*Given instruction*. Without the pictures, copy all the entries below exactly.

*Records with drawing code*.
____________
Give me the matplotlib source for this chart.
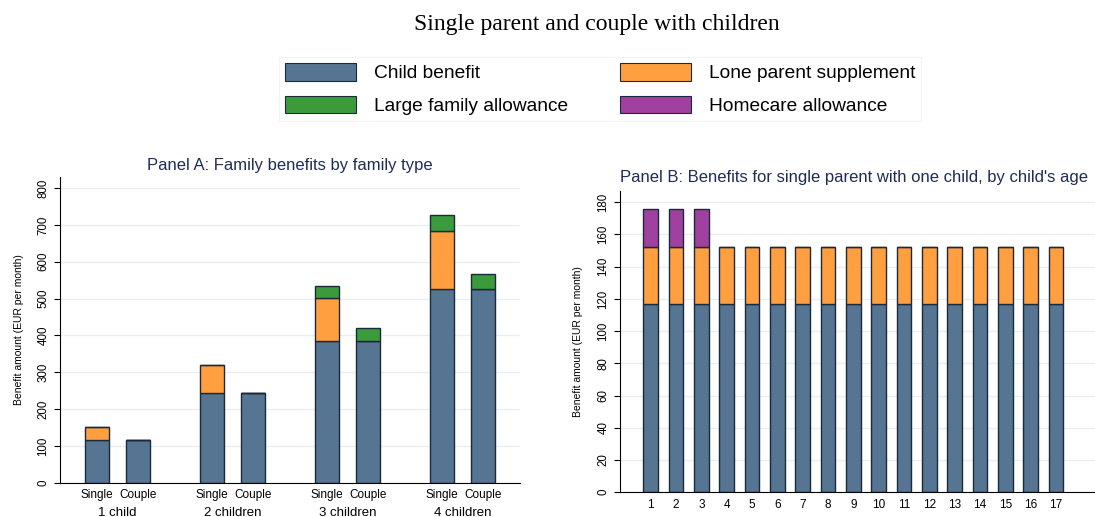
import numpy as np
import matplotlib
matplotlib.use("Agg")
import matplotlib.pyplot as plt
from matplotlib.patches import Patch
from matplotlib.transforms import blended_transform_factory

plt.rcParams["font.family"] = ["Liberation Sans", "DejaVu Sans"]

# ---- data ----
groups = ["1 child", "2 children", "3 children", "4 children"]
types = ["Single", "Couple"]
# panel A: (single, couple) per group
a_child = [[117, 117], [245, 245], [386, 386], [526, 526]]
a_lone = [[35, 0], [74, 0], [116, 0], [158, 0]]
a_large = [[0, 0], [0, 0], [33, 33], [42, 42]]

ages = list(range(1, 18))
b_child = [117] * 17
b_lone = [35] * 17
b_home = [23.5, 23.5, 23.5] + [0] * 14

C_CHILD = "#557592"
C_LONE = "#ff9f40"
C_LARGE = "#3a9a3c"
C_HOME = "#a0409f"
EDGE = "#1b2a3a"
NAVY = "#1f2d55"
GRID = "#e8eff1"

fig = plt.figure(figsize=(10.95, 5.17), dpi=100)
fig.text(0.545, 0.952, "Single parent and couple with children",
         ha="center", va="center", fontsize=17, family="Liberation Serif")

handles = [Patch(facecolor=C_CHILD, edgecolor=EDGE, lw=0.8, label="Child benefit"),
           Patch(facecolor=C_LARGE, edgecolor=EDGE, lw=0.8, label="Large family allowance"),
           Patch(facecolor=C_LONE, edgecolor=EDGE, lw=0.8, label="Lone parent supplement"),
           Patch(facecolor=C_HOME, edgecolor=EDGE, lw=0.8, label="Homecare allowance")]
leg = fig.legend(handles=handles, ncol=2, loc="center",
                 bbox_to_anchor=(0.548, 0.828), fontsize=13.8,
                 handlelength=3.7, handleheight=1.05, handletextpad=0.95,
                 columnspacing=2.7, labelspacing=0.7, frameon=True,
                 fancybox=False, borderpad=0.3)
leg.get_frame().set_edgecolor("#f0f0f0")
leg.get_frame().set_linewidth(0.8)


def style(ax):
    for s in ("top", "right"):
        ax.spines[s].set_visible(False)
    ax.spines["left"].set_color("black")
    ax.spines["bottom"].set_color("black")
    ax.yaxis.grid(True, color=GRID, lw=1)
    ax.set_axisbelow(True)
    ax.tick_params(axis="y", labelrotation=90, labelsize=8.3, length=4)
    for t in ax.get_yticklabels():
        t.set_va("center")
    ax.tick_params(axis="x", length=0)


# ---- panel A ----
axA = fig.add_axes([0.0548, 0.0658, 0.42, 0.592])
off = 0.178
w = 0.21
x = np.arange(len(groups))
for j, sgn in enumerate([-1, 1]):
    pos = x + sgn * off
    cb = np.array([g[j] for g in a_child])
    lp = np.array([g[j] for g in a_lone])
    lf = np.array([g[j] for g in a_large])
    axA.bar(pos, cb, w, color=C_CHILD, edgecolor=EDGE, lw=1)
    axA.bar(pos, lp, w, bottom=cb, color=C_LONE, edgecolor=EDGE, lw=1)
    axA.bar(pos, lf, w, bottom=cb + lp, color=C_LARGE, edgecolor=EDGE, lw=1)
axA.set_xlim(-0.5, 3.5)
axA.set_ylim(0, 830)
axA.set_yticks(range(0, 801, 100))
ticks = np.concatenate([[g - off, g + off] for g in x])
axA.set_xticks(ticks)
axA.set_xticklabels(types * len(groups), fontsize=8.5)
style(axA)
axA.tick_params(axis="x", pad=4)
tr = blended_transform_factory(axA.transData, axA.transAxes)
for g, lab in zip(x, groups):
    axA.text(g, -0.097, lab, transform=tr, ha="center", va="center", fontsize=9.5)
axA.set_ylabel("Benefit amount (EUR per month)", fontsize=7.5, labelpad=10)
axA.set_title("Panel A: Family benefits by family type", fontsize=12,
              color=NAVY, pad=5)

# ---- panel B ----
axB = fig.add_axes([0.566, 0.048, 0.434, 0.582])
bc = np.array(b_child)
bl = np.array(b_lone)
bh = np.array(b_home)
axB.bar(ages, bc, 0.58, color=C_CHILD, edgecolor=EDGE, lw=1)
axB.bar(ages, bl, 0.58, bottom=bc, color=C_LONE, edgecolor=EDGE, lw=1)
axB.bar(ages, bh, 0.58, bottom=bc + bl, color=C_HOME, edgecolor=EDGE, lw=1)
axB.set_xlim(-0.225, 18.54)
axB.set_ylim(0, 186.8)
axB.set_yticks(range(0, 181, 20))
axB.set_xticks(ages)
axB.set_xticklabels([str(a) for a in ages], fontsize=8.5)
style(axB)
axB.tick_params(axis="x", pad=5)
axB.set_ylabel("Benefit amount (EUR per month)", fontsize=7.5, labelpad=10)
axB.set_title("Panel B: Benefits for single parent with one child, by child's age",
              fontsize=12, color=NAVY, loc="left", pad=7)

fig.savefig("out.png", dpi=100)
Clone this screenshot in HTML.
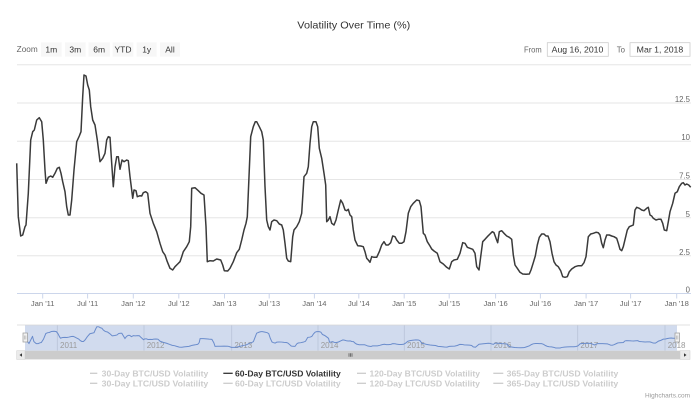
____________
*Solved exercise*.
Give me the matplotlib source for this chart.
import numpy as np
import matplotlib
matplotlib.use("Agg")
import matplotlib.pyplot as plt
from matplotlib.patches import Patch
from matplotlib.transforms import blended_transform_factory

plt.rcParams["font.family"] = ["Liberation Sans", "DejaVu Sans"]

# ---- data ----
groups = ["1 child", "2 children", "3 children", "4 children"]
types = ["Single", "Couple"]
# panel A: (single, couple) per group
a_child = [[117, 117], [245, 245], [386, 386], [526, 526]]
a_lone = [[35, 0], [74, 0], [116, 0], [158, 0]]
a_large = [[0, 0], [0, 0], [33, 33], [42, 42]]

ages = list(range(1, 18))
b_child = [117] * 17
b_lone = [35] * 17
b_home = [23.5, 23.5, 23.5] + [0] * 14

C_CHILD = "#557592"
C_LONE = "#ff9f40"
C_LARGE = "#3a9a3c"
C_HOME = "#a0409f"
EDGE = "#1b2a3a"
NAVY = "#1f2d55"
GRID = "#e8eff1"

fig = plt.figure(figsize=(10.95, 5.17), dpi=100)
fig.text(0.545, 0.952, "Single parent and couple with children",
         ha="center", va="center", fontsize=17, family="Liberation Serif")

handles = [Patch(facecolor=C_CHILD, edgecolor=EDGE, lw=0.8, label="Child benefit"),
           Patch(facecolor=C_LARGE, edgecolor=EDGE, lw=0.8, label="Large family allowance"),
           Patch(facecolor=C_LONE, edgecolor=EDGE, lw=0.8, label="Lone parent supplement"),
           Patch(facecolor=C_HOME, edgecolor=EDGE, lw=0.8, label="Homecare allowance")]
leg = fig.legend(handles=handles, ncol=2, loc="center",
                 bbox_to_anchor=(0.548, 0.828), fontsize=13.8,
                 handlelength=3.7, handleheight=1.05, handletextpad=0.95,
                 columnspacing=2.7, labelspacing=0.7, frameon=True,
                 fancybox=False, borderpad=0.3)
leg.get_frame().set_edgecolor("#f0f0f0")
leg.get_frame().set_linewidth(0.8)


def style(ax):
    for s in ("top", "right"):
        ax.spines[s].set_visible(False)
    ax.spines["left"].set_color("black")
    ax.spines["bottom"].set_color("black")
    ax.yaxis.grid(True, color=GRID, lw=1)
    ax.set_axisbelow(True)
    ax.tick_params(axis="y", labelrotation=90, labelsize=8.3, length=4)
    for t in ax.get_yticklabels():
        t.set_va("center")
    ax.tick_params(axis="x", length=0)


# ---- panel A ----
axA = fig.add_axes([0.0548, 0.0658, 0.42, 0.592])
off = 0.178
w = 0.21
x = np.arange(len(groups))
for j, sgn in enumerate([-1, 1]):
    pos = x + sgn * off
    cb = np.array([g[j] for g in a_child])
    lp = np.array([g[j] for g in a_lone])
    lf = np.array([g[j] for g in a_large])
    axA.bar(pos, cb, w, color=C_CHILD, edgecolor=EDGE, lw=1)
    axA.bar(pos, lp, w, bottom=cb, color=C_LONE, edgecolor=EDGE, lw=1)
    axA.bar(pos, lf, w, bottom=cb + lp, color=C_LARGE, edgecolor=EDGE, lw=1)
axA.set_xlim(-0.5, 3.5)
axA.set_ylim(0, 830)
axA.set_yticks(range(0, 801, 100))
ticks = np.concatenate([[g - off, g + off] for g in x])
axA.set_xticks(ticks)
axA.set_xticklabels(types * len(groups), fontsize=8.5)
style(axA)
axA.tick_params(axis="x", pad=4)
tr = blended_transform_factory(axA.transData, axA.transAxes)
for g, lab in zip(x, groups):
    axA.text(g, -0.097, lab, transform=tr, ha="center", va="center", fontsize=9.5)
axA.set_ylabel("Benefit amount (EUR per month)", fontsize=7.5, labelpad=10)
axA.set_title("Panel A: Family benefits by family type", fontsize=12,
              color=NAVY, pad=5)

# ---- panel B ----
axB = fig.add_axes([0.566, 0.048, 0.434, 0.582])
bc = np.array(b_child)
bl = np.array(b_lone)
bh = np.array(b_home)
axB.bar(ages, bc, 0.58, color=C_CHILD, edgecolor=EDGE, lw=1)
axB.bar(ages, bl, 0.58, bottom=bc, color=C_LONE, edgecolor=EDGE, lw=1)
axB.bar(ages, bh, 0.58, bottom=bc + bl, color=C_HOME, edgecolor=EDGE, lw=1)
axB.set_xlim(-0.225, 18.54)
axB.set_ylim(0, 186.8)
axB.set_yticks(range(0, 181, 20))
axB.set_xticks(ages)
axB.set_xticklabels([str(a) for a in ages], fontsize=8.5)
style(axB)
axB.tick_params(axis="x", pad=5)
axB.set_ylabel("Benefit amount (EUR per month)", fontsize=7.5, labelpad=10)
axB.set_title("Panel B: Benefits for single parent with one child, by child's age",
              fontsize=12, color=NAVY, loc="left", pad=7)

fig.savefig("out.png", dpi=100)
Clone this screenshot in HTML.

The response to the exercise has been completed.